Hacker News new | ask | show | jobs
by visarga 890 days ago
> the cost of these synthetic datasets is very high. Nobody is sharing

There are plenty of synthetic datasets generated from GPT-4 and other models^[1]. But MS created a large one, 150B tokens. Still 2 orders of magnitude smaller than the 13T used to train GPT-4.

But in the future this will be the main way to improve models - put them to work, and filter their good stuff. Then retrain. Very expensive, but that is the cost of evolution. It took humans a very long time to create the culture and technology that underlies LLMs, it will take a similar effort to push them forward.

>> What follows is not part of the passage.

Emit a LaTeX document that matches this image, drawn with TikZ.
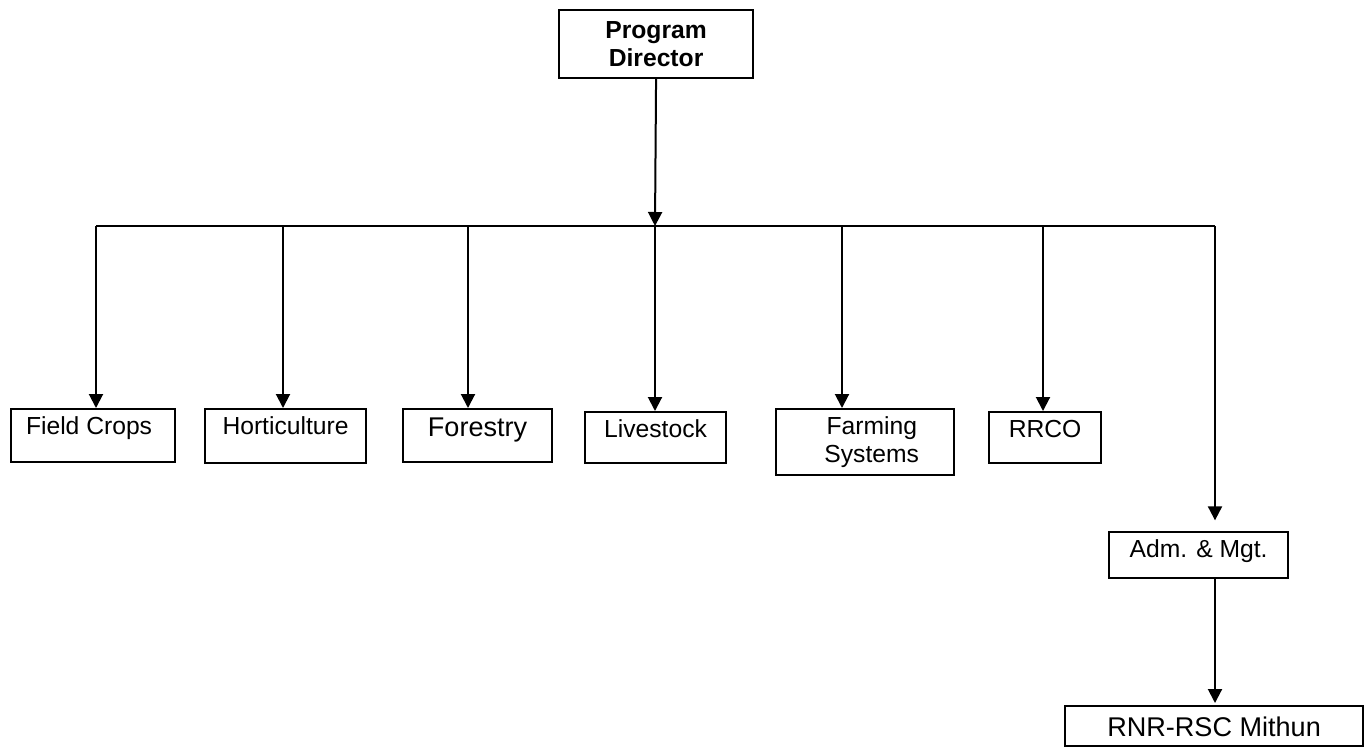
\documentclass[tikz,border=0pt]{standalone}
\usepackage{fontspec}
\setmainfont{Liberation Sans}
\usetikzlibrary{arrows.meta}
\tikzset{
  box/.style={draw, line width=1.6pt, inner sep=0pt, anchor=north west,
    font=\fontsize{18.5}{21}\selectfont},
  bigtext/.style={font=\fontsize{20.3}{24}\selectfont},
  conn/.style={line width=1.5pt},
  arr/.style={line width=1.5pt, -{Triangle[length=10.5pt,width=10.5pt]}},
}
\begin{document}
\begin{tikzpicture}[x=0.75pt,y=-0.75pt]
\useasboundingbox (0,0) rectangle (1370,747);
% top
\node[box, align=center, minimum width=145.5pt, minimum height=51pt,
  font=\fontsize{18.5}{21}\selectfont\bfseries] (pd) at (558,9) {Program\\Director};
% second level
\node[box, minimum width=123pt, text height=18.75pt, text depth=21pt] (fc) at (10,408) {\hspace*{-6pt}Field Crops};
\node[box, minimum width=120.75pt, text height=18.75pt, text depth=21.75pt] (hort) at (204,408) {Horticulture};
\node[box, bigtext, minimum width=111.75pt, text height=20.25pt, text depth=19.5pt] (for) at (402,408) {Forestry};
\node[box, minimum width=105.75pt, text height=19.1pt, text depth=19.1pt] (live) at (584,411) {Livestock};
\node[box, align=center, minimum width=133.5pt, minimum height=49.5pt,
  font=\fontsize{18.5}{21.5}\selectfont] (farm) at (775,408) {\hspace*{10pt}Farming\\\hspace*{10pt}Systems};
\node[box, minimum width=84pt, text height=19.1pt, text depth=19.1pt] (rrco) at (988,411) {RRCO};
\node[box, minimum width=134.25pt, text height=19.3pt, text depth=15.2pt] (adm) at (1108,531) {Adm. \& Mgt.};
\node[box, bigtext, minimum width=223.5pt, text height=22.5pt, text depth=7.5pt] (rnr) at (1064,705) {RNR-RSC Mithun};
% bar coordinates
\coordinate (bar) at (655,226);
\coordinate (barL) at (96,226);
\coordinate (barH) at (283,226);
\coordinate (barF) at (468,226);
\coordinate (barS) at (842,226);
\coordinate (barC) at (1043,226);
\coordinate (barR) at (1215,226);
% connectors
\draw[arr] (pd.south) -- (bar);
\draw[conn] (barL) -- (barR);
\draw[arr] (barL) -- (fc.north -| barL);
\draw[arr] (barH) -- (hort.north -| barH);
\draw[arr] (barF) -- (for.north -| barF);
\draw[arr] (bar) -- (live.north -| bar);
\draw[arr] (barS) -- (farm.north -| barS);
\draw[arr] (barC) -- (rrco.north -| barC);
\draw[arr, shorten >=8pt] (barR) -- (adm.north -| barR);
\draw[arr, shorten >=1.5pt] (adm.south -| barR) -- (rnr.north -| barR);
\end{tikzpicture}
\end{document}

Human generated text was the low hanging fruit, but now that it's picked, synthetic data is the only way forward. Models generating their own experience and feedback, doing exploration, combinatorial search, learning from their interactions with humans, from games, experiments and simulations.

But if we're talking about synthetic data - then the elephant in the room is the chat logs of OpenAI. They got 180M users, assume 10K tokens/user/month, that would be 1.8B tokens per month, mostly AI written but interspersed with human replies and tool generated output. This means they can collect in less than a year about as much synthetic data as the original training set.

What if they train GPT-5 solely on synthetic data? That would simplify the copyright issues a lot, and give a 5x boost in efficiency.

[1] https://github.com/Zjh-819/LLMDataHub